Futuro, Os Segredos Do Espaço e Tempo (self-released): Fell in love with this Brazilian punk band a couple years ago for its pyrotechnic psychedelia. Futuro leans into a revved-up, windmill-guitar MC5 mania for this EP, so, yes, I am kicking out the jams, motherf**.
Sarah Hennies, The Reinvention of Romance (Astral Spirits): There’s an intuition that comes with a relationship, how certain movements, glances and tones create their own love language. It’s specific, but universal; complicated, but rewarding. In this 86-minute piece for cello and percussion, Sarah Hennies captures the shifting sounds and motions of conversation, verbalized and not, with whirring, squealing, sawing and chiming intimacy.
The Playlist
23 tracks. Opens with some Fine China sass (see above). First there was American Football, then Chinese Football and now… Japanese Baseball (that melody sounds soooo familiar). Ambient shimmer via Andrée Burelli. Western expanse music via North Americans. Western-tinged metal via Wayfarer. Dragon-slaying metal via Megaton Sword. Lydia Loveless gets an assist from Laura Jane Grace for a piano ballad bummer. Hausu Mountain’s in-house jam band, BBSitters Club, yells Joel! a bunch. Closes with a vintage Thai psych-rock band’s take on Sabbath’s “Supernaut” riff.

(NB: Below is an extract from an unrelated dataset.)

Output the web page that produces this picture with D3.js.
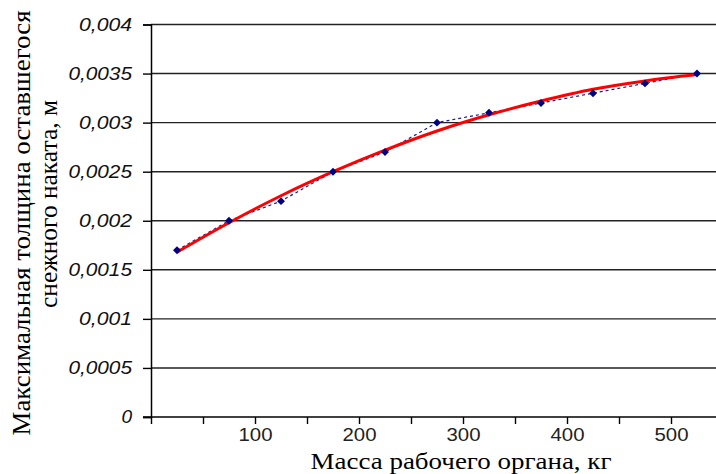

Stream the playlist via Spotify. Did you miss a previous playlist? Get thee to the archives.
RIYL tweens rocking harder than you ever knew
What: Lip-synching kids dressed in ‘80s clothes (YouTube)
Why: While searching for Fine China songs on YouTube, I came across these blessed children (and someone’s dad?) in stripes, leopard print and fedoras being absolute goofs in the backyard, making their own music video for “We Rock Harder Than You Ever Knew.” Shout out the Neds!